- Current law: Under section 188 of the Trade Union and Labour Relations (Consolidation) Act 1992, employers proposing to make 100 or more employees redundant are required to consult with their employees over a 90 day period.
- Proposed law: To cut the consultation period down to just 45 days and to exclude fixed-term contracts from collective redundancy agreements when they reach the end of their “natural life”. The aim is to introduce this change in April 2013.
- Labour has argued it will boost economic growth and create a flexible labour market.
- Employment Relations Minster, Jo Swinson, has commented, “The process is usually completed well within the existing 90-day minimum period, which can cause unnecessary delays for restructuring, and make it difficult for those affected to get new jobs quickly.”
- The change has been welcomed by the British Chambers of Commerce with the Director of Policy, Dr Adam Marshall commenting that “In the 21st century requiring a business to spend a quarter of a year consulting on how to restructure is unnecessary, frustrating and potentially disastrous.”
- The TUC has stated, “Making it easier to sack people is the last thing we need.”
- Shadow Business Secretary, Chuka Umunna, has stated that the change will simply be a “watering down” of employee rights.
A 90 day consultation period can act as a security blanket for employees being made redundant giving them time to get to grips with their situation and to make plans for the future. It may also have a financial benefit to some employees and put them in a stronger bargaining position having 90 days of consultation rather than the proposed lower rate. However, the 90 day consultation period only applies to situations where 100 or more employees are being made redundant and therefore, arguably, it would only benefit a proportion of those being made redundant.
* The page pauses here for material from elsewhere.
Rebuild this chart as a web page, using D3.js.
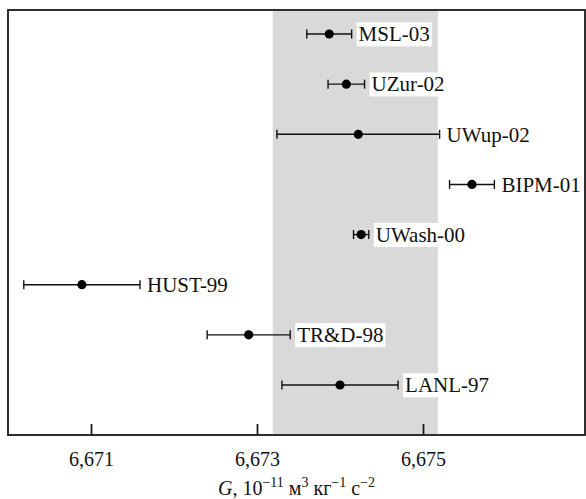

Currently, where there are 20-99 redundancies, the consultation period is 30 days and reducing the period from 90 to 45 days for redundancies of 100 or more appears to be reasonable and more when taking this into account. Sometimes 90 days can be a very long time when the outcome is almost certain. On the other hand, 90 days could be far too short. With the proposed changes, the 45 day period will be the minimum consultation period- there is nothing to stop an employer taking longer with consultation.
Businesses are likely to be pleased with the announcement as it means less red tape and a quicker redundancy process which could save them not only time but costs. However, employees are likely to feel that this is just another reform in the long line of many which attacks their employment rights. Unite has already commented that the 90 day period provides it with more time to find solutions and alternatives to redundancy and shortening this period will reduce the opportunity of finding solutions.
The point to bear in mind is that consultation needs to be meaningful and focus should be placed on this. Although the new minimum period for consultation is likely to be set at 45 days, employers should not forget that the quality of the consultation is key. If after 45 days, the process has not been sufficiently completed, employers should not rush into making rash decisions and should consider whether further time is required.